Stephen Moore: Blue States Losing Hundreds of Billions in Adjusted Gross Income as Southeast Surpasses Northeast in GDP for First Time in American History

Oil futures fell sharply Tuesday morning following news of a ceasefire agreement between the United States and Iran brokered by Pakistan, dropping from roughly $110 a barrel to approximately $72.50, a move that economist Steve Moore told Dan Proft on Chicago’s Morning Answer could represent a significant economic turning point if the agreement holds. The market rally accompanying the ceasefire announcement, he said, reflects the straightforward calculus that an open Strait of Hormuz is the single most important variable for both global oil prices and the American economic outlook for the remainder of the year.

Before getting to the Iran news, however, Proft and Moore worked through a substantial body of new data from Moore’s Vote With Your Feet project at Unleash Prosperity documenting the accelerating fiscal divergence between red and blue states. The data tells a story Moore described as the biggest ongoing economic story in America, one unfolding week by week with consequences that are fundamentally reshaping which regions of the country generate wealth, attract talent, and produce growth.

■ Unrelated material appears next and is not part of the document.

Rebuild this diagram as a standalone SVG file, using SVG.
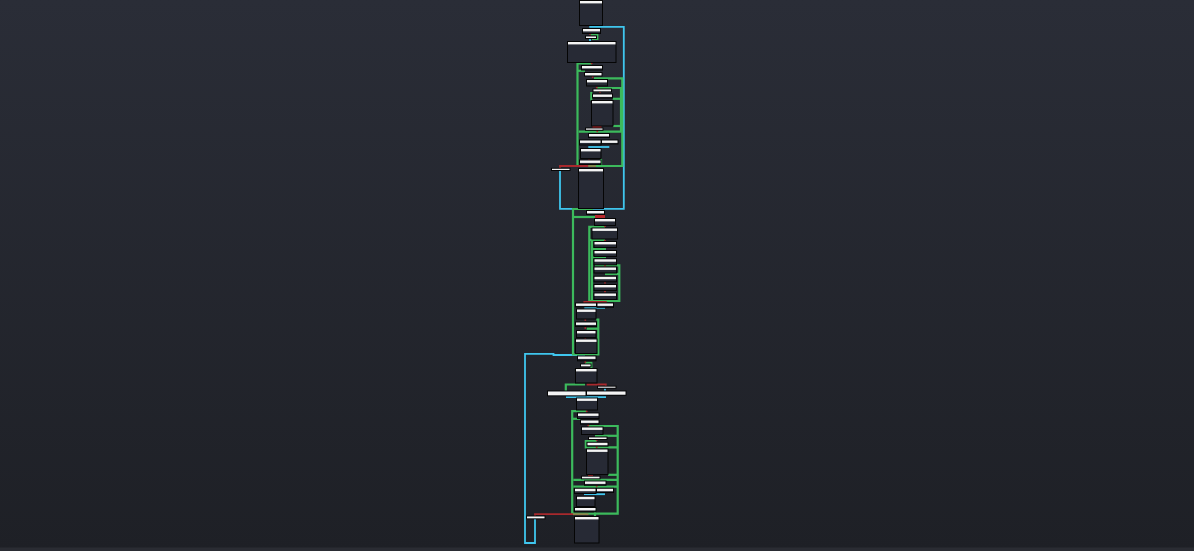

The headline finding from the project is that the Southeast, including Texas, has surpassed the Northeast as the largest GDP-producing region in the United States. Moore said this is the first time in two hundred and fifty years of American economic history that the northeastern corridor, encompassing Boston, New York, Philadelphia, and Washington, has not led the country in output. The shift reflects decades of accumulated consequences from high taxes, heavy regulation, forced union policies, and hostile business environments in states like New York, Illinois, and California, which have driven businesses and high-income residents to Florida, Texas, Tennessee, Utah, and the Carolinas.

The adjusted gross income migration data illustrates the scale of the damage. Between 2012 and 2023, Illinois lost a cumulative $321 billion in adjusted gross income to out-migration. California, with four times Illinois’s population, lost $382 billion over the same period, meaning that on a per capita basis Illinois’s hemorrhage is actually worse than California’s. Florida, by contrast, gained more than one trillion dollars in adjusted gross income during the same decade. Moore said the contrast could not be more stark or more damning, and that the failure of blue state political leaders to adjust course in response to these numbers reflects a political dynamic in which the departure of productive, higher-income residents actually reinforces the governing coalition that drove them away.

Moore highlighted Washington State as a cautionary tale for any remaining blue state that had managed to avoid the worst outcomes by maintaining competitive tax policy. Washington was one of nine states with no income tax, and the absence of that tax was directly connected to the founding and growth of Amazon, Microsoft, and Starbucks in the Seattle area. The state recently passed a ten percent income tax on millionaires, and Moore said Microsoft has already begun moving facilities out of Washington state in response, a process he predicted will start slowly and then accelerate dramatically, following the same pattern seen in every other state that has targeted high earners with punitive rates.

He also flagged the emerging trend of wealth tax proposals spreading across blue states, with at least seven states now considering some form of wealth tax in addition to high income taxes. Moore said the pattern is historically consistent and economically predictable: wealth taxes and high income taxes do not redistribute income, they redistribute people, and the people who leave take their economic activity, their philanthropy, their investment capital, and the jobs they create with them. He noted that just the threat of a California wealth tax that has not yet passed caused five of the state’s wealthiest residents to relocate within the past three months.

On education spending, Moore pointed to data showing that blue states spend approximately fifty percent more per pupil than red states while producing test scores that are essentially identical. He said the spending differential flows largely to teachers unions rather than to classroom instruction, and that Illinois is among the most egregious examples of a state where union power has captured both the city school system and the broader state education budget without producing any measurable improvement in student outcomes.

He pushed back on a strain of populist conservative commentary he associated with what he called national conservatives, who argue that the middle class has made no economic progress over the past several decades and that wealth is concentrating entirely at the top. Moore called this claim flatly false, citing data showing that the average middle-class American family has roughly thirty-five percent higher living standards today than when Ronald Reagan took office. He acknowledged that the middle class is in a sense shrinking, but said the shrinkage is almost entirely explained by upward mobility into the upper middle class and upper income brackets rather than by downward movement into poverty. The narrative of a stagnant or declining middle class, he said, borrows more from Bernie Sanders than from any honest reading of the economic data.